## Task directions
Retype the opening lines of the listing below, ending with the line that contains "(0,0) rectangle (907,842);", and leave out any pictures.

## Data segment
_ _ _ _ _

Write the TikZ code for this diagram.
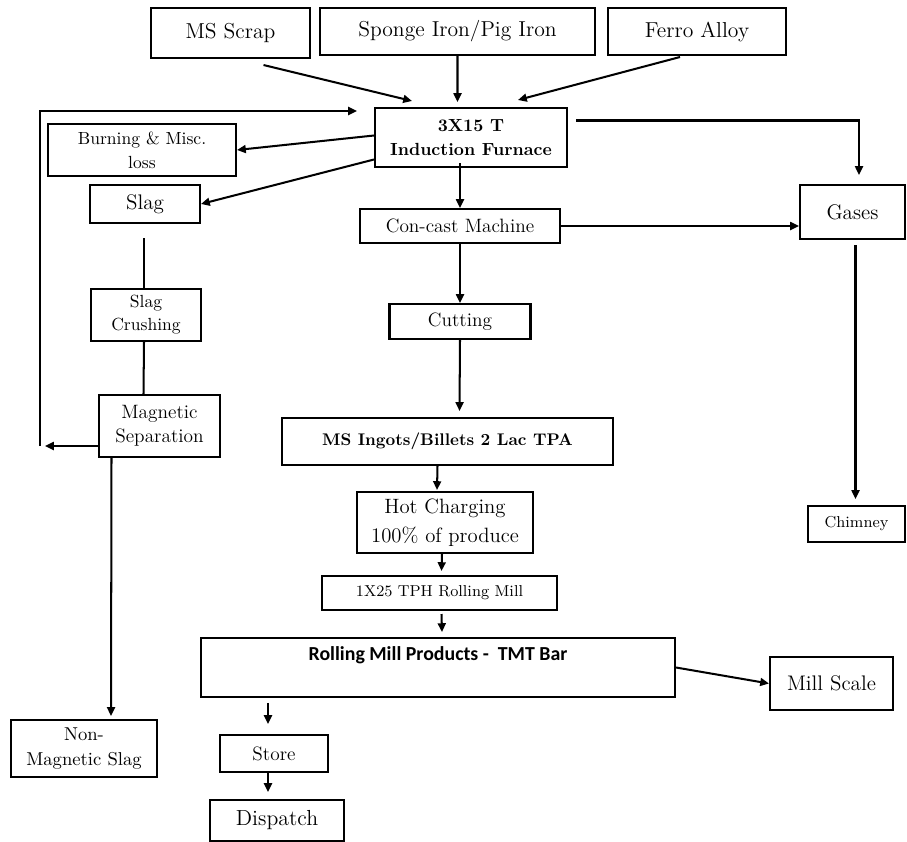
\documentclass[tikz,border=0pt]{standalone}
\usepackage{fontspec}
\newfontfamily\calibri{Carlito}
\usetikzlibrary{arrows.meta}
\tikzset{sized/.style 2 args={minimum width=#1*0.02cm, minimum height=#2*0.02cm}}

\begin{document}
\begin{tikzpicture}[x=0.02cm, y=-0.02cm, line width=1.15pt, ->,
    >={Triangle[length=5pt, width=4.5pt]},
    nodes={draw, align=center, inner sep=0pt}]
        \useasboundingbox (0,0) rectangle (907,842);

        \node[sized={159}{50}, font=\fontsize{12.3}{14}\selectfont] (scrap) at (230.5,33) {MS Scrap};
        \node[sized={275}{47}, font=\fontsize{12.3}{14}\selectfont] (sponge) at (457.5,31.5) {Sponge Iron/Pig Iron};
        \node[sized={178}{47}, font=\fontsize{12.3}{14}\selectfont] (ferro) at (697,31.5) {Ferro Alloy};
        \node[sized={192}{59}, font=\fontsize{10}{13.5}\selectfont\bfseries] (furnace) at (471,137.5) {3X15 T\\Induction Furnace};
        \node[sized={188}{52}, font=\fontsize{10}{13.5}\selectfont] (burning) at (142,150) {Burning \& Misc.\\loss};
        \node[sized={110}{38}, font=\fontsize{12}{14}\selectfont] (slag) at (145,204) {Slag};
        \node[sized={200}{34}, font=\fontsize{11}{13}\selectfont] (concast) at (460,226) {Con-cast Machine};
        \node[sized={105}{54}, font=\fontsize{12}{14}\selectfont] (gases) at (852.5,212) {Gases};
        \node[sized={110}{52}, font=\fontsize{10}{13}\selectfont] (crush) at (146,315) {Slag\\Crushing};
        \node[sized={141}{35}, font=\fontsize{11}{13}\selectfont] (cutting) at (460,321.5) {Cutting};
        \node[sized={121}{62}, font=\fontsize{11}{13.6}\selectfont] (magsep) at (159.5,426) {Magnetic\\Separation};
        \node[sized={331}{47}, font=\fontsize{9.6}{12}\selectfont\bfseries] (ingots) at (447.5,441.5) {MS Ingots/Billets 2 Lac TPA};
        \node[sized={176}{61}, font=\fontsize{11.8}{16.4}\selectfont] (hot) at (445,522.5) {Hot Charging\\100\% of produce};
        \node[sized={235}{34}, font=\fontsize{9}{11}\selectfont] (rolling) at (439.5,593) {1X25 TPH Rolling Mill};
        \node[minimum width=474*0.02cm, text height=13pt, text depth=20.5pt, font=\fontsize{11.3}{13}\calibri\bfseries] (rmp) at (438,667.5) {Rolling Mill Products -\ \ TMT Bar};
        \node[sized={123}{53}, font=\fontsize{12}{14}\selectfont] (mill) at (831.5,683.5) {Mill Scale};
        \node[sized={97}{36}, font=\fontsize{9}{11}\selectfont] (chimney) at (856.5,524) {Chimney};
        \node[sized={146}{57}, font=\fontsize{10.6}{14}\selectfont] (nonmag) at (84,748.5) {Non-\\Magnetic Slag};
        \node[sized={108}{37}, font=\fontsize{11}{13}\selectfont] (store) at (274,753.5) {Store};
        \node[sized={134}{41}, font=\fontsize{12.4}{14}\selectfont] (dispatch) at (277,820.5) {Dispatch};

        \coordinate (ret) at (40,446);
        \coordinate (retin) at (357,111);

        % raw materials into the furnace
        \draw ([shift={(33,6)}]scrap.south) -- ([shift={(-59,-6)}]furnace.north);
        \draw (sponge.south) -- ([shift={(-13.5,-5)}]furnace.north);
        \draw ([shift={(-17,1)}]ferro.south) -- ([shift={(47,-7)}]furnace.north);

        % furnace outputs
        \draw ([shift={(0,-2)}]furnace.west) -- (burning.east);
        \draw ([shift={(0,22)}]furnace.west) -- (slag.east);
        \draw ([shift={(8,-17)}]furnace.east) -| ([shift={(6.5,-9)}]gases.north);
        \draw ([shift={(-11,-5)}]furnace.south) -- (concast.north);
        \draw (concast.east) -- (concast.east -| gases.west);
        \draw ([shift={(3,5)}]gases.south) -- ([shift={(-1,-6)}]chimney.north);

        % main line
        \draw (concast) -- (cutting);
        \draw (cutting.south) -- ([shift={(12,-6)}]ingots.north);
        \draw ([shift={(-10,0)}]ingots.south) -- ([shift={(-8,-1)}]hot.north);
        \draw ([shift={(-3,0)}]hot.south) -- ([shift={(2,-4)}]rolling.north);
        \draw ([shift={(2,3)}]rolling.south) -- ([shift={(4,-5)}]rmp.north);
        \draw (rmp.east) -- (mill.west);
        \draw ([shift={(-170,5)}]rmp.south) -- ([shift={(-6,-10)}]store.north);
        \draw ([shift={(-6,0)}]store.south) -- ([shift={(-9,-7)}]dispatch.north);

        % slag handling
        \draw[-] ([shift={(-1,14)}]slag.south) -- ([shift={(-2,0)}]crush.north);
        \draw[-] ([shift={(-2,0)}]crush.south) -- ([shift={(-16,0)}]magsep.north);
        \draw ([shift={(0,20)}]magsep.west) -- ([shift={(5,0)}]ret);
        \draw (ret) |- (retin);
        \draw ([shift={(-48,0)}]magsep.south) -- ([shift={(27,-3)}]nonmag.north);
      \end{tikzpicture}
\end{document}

_ _ _ _ _

## Result of the exercise
Write the TikZ code for this diagram.
\documentclass[tikz,border=0pt]{standalone}
\usepackage{fontspec}
\newfontfamily\calibri{Carlito}
\usetikzlibrary{arrows.meta}
\tikzset{sized/.style 2 args={minimum width=#1*0.02cm, minimum height=#2*0.02cm}}

\begin{document}
\begin{tikzpicture}[x=0.02cm, y=-0.02cm, line width=1.15pt, ->,
    >={Triangle[length=5pt, width=4.5pt]},
    nodes={draw, align=center, inner sep=0pt}]
        \useasboundingbox (0,0) rectangle (907,842);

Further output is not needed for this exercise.